== Data for the task ==

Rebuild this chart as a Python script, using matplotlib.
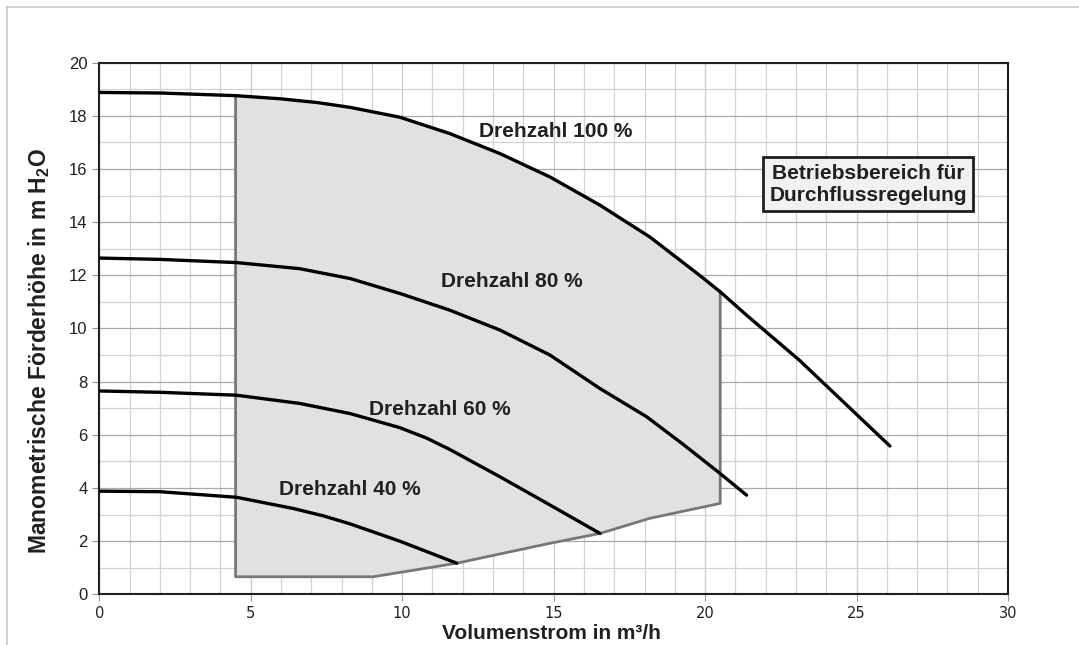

---

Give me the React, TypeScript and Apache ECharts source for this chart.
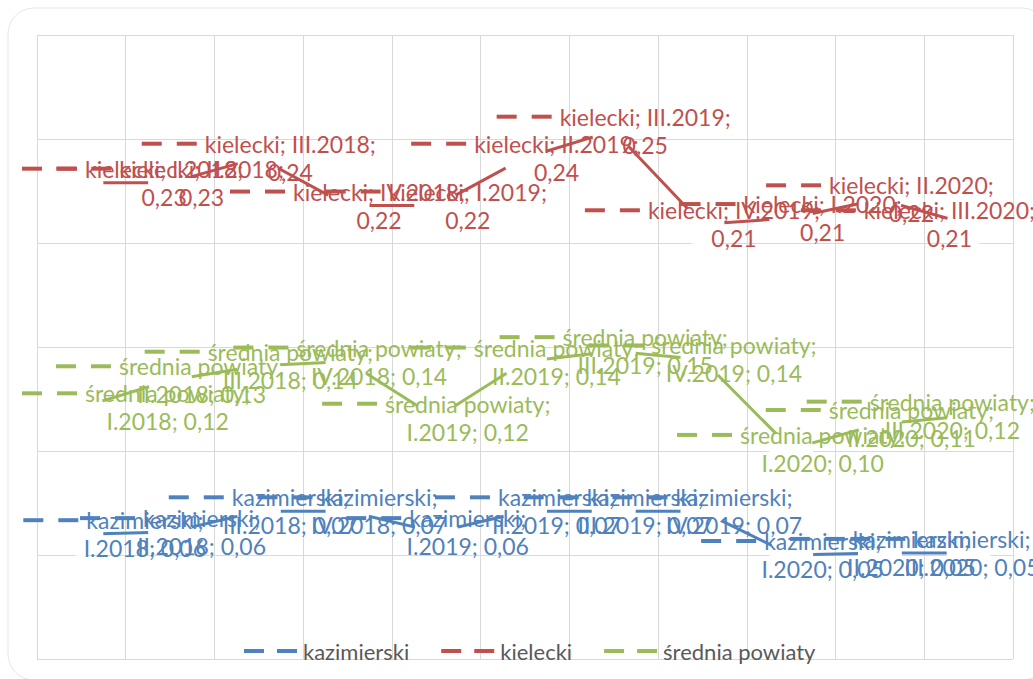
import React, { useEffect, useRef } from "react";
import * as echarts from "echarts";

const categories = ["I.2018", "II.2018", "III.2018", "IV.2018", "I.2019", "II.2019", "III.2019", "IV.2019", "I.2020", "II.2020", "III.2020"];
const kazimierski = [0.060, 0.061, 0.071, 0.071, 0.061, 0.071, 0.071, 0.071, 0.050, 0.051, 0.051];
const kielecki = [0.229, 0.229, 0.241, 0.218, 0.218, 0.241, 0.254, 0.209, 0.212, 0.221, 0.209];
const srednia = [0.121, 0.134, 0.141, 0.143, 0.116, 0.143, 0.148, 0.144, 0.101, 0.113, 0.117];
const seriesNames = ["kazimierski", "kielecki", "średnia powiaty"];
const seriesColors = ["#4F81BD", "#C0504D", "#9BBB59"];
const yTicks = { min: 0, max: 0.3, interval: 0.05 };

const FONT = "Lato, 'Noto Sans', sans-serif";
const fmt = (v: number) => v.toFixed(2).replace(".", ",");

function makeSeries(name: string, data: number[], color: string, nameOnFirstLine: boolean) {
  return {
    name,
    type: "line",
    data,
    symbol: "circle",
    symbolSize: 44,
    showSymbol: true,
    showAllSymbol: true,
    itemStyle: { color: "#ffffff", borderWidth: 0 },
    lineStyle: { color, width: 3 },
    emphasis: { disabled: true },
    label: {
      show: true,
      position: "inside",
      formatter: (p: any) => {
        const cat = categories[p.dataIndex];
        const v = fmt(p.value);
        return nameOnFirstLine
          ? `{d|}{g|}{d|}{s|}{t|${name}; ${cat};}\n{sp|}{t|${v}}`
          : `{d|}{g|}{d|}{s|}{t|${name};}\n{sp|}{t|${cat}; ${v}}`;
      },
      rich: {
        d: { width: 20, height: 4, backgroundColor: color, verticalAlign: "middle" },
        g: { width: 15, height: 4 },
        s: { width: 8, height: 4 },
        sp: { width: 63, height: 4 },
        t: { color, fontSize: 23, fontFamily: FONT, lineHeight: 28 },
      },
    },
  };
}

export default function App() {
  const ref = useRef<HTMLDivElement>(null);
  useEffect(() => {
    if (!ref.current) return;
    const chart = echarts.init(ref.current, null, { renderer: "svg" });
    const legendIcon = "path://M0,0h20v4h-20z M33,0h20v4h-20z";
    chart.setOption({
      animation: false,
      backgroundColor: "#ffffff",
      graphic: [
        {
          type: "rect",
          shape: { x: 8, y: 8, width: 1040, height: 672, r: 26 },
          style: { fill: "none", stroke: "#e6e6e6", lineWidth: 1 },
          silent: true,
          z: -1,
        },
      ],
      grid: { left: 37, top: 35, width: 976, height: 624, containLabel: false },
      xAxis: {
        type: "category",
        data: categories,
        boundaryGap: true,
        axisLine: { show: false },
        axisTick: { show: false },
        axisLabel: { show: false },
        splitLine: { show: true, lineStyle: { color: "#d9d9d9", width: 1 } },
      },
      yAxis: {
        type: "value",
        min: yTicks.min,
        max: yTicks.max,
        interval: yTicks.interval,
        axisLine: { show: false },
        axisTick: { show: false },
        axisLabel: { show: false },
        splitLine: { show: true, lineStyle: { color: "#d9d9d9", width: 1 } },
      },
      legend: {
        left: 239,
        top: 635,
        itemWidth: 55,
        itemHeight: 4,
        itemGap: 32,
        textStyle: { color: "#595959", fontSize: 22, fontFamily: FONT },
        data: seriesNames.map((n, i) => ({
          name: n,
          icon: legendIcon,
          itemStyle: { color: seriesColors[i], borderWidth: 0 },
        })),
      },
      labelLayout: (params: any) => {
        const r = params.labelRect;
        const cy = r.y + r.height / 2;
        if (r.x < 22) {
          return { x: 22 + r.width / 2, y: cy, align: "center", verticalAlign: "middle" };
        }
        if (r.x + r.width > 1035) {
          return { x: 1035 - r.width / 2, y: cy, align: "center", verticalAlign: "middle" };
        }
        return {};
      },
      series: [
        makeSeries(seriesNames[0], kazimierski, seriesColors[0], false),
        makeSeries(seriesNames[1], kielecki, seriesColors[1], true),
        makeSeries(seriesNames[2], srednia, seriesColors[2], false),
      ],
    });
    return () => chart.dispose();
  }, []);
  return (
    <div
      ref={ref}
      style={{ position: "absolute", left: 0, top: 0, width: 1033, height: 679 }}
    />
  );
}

==

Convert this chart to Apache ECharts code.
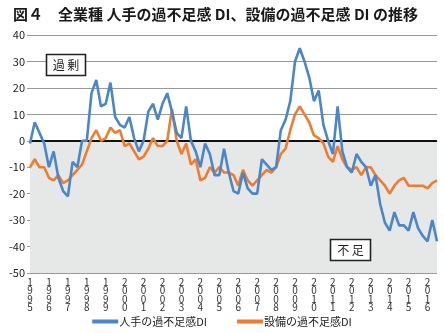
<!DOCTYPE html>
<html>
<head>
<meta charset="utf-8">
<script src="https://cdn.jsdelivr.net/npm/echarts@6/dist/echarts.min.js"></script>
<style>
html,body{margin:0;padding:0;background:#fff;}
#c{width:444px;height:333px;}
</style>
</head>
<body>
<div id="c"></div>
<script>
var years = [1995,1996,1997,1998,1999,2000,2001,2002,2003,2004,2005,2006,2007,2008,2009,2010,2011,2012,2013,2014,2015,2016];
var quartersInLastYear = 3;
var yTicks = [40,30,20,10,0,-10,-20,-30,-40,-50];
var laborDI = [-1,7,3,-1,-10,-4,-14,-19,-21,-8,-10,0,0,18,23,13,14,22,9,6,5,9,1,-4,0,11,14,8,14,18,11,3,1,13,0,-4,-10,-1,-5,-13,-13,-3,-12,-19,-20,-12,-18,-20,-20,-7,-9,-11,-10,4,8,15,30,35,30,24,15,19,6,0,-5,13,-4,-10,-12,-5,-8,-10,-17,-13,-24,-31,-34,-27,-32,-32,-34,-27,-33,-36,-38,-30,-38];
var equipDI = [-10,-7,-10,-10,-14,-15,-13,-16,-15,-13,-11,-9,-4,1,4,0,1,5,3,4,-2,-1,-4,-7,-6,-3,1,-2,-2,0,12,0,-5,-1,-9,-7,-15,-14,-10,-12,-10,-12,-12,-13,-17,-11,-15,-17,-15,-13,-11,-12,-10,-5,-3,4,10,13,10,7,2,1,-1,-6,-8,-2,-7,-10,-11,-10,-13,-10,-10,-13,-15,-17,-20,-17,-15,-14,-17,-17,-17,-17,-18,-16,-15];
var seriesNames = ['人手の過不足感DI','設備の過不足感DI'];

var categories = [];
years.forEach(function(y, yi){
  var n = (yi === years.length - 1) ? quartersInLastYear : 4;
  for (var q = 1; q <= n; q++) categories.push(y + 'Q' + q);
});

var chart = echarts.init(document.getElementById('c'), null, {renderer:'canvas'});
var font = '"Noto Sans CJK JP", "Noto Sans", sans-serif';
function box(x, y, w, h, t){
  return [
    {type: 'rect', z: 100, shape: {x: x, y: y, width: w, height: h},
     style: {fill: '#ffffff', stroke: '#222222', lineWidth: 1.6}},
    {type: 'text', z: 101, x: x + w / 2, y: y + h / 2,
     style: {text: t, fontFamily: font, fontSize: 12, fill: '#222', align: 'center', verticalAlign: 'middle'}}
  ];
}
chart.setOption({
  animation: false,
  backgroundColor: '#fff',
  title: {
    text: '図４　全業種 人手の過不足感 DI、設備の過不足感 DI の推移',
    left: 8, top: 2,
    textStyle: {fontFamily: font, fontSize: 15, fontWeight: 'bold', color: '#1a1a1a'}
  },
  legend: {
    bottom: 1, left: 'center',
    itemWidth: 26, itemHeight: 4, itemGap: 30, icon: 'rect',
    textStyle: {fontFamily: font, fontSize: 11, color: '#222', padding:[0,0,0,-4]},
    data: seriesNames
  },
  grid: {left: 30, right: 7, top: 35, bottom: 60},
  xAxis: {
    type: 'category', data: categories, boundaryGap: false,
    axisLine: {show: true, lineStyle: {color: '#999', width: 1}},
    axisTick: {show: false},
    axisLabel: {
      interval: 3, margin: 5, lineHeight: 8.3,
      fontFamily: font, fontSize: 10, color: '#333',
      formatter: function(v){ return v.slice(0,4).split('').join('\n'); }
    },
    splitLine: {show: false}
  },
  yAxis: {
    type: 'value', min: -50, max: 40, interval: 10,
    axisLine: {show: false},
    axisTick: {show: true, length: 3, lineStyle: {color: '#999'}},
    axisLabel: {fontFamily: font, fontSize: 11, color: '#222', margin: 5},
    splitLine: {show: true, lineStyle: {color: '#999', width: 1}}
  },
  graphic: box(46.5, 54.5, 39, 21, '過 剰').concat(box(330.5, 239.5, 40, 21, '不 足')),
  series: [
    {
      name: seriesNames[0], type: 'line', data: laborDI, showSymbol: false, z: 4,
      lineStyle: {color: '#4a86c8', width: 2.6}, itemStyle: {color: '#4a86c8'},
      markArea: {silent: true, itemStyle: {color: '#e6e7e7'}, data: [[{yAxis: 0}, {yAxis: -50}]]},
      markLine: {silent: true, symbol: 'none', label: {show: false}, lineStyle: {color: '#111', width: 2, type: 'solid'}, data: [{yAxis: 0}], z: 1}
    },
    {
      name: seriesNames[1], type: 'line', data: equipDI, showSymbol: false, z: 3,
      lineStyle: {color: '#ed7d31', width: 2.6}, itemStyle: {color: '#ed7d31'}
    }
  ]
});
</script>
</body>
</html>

== Work instructions ==
Begin at the line containing "Give me the", end at the line containing "const fmt = (v: number)", and copy those lines word for word, both included. Skip pictures.

== Final answer ==
Give me the React, TypeScript and Apache ECharts source for this chart.
import React, { useEffect, useRef } from "react";
import * as echarts from "echarts";

const categories = ["I.2018", "II.2018", "III.2018", "IV.2018", "I.2019", "II.2019", "III.2019", "IV.2019", "I.2020", "II.2020", "III.2020"];
const kazimierski = [0.060, 0.061, 0.071, 0.071, 0.061, 0.071, 0.071, 0.071, 0.050, 0.051, 0.051];
const kielecki = [0.229, 0.229, 0.241, 0.218, 0.218, 0.241, 0.254, 0.209, 0.212, 0.221, 0.209];
const srednia = [0.121, 0.134, 0.141, 0.143, 0.116, 0.143, 0.148, 0.144, 0.101, 0.113, 0.117];
const seriesNames = ["kazimierski", "kielecki", "średnia powiaty"];
const seriesColors = ["#4F81BD", "#C0504D", "#9BBB59"];
const yTicks = { min: 0, max: 0.3, interval: 0.05 };

const FONT = "Lato, 'Noto Sans', sans-serif";
const fmt = (v: number) => v.toFixed(2).replace(".", ",");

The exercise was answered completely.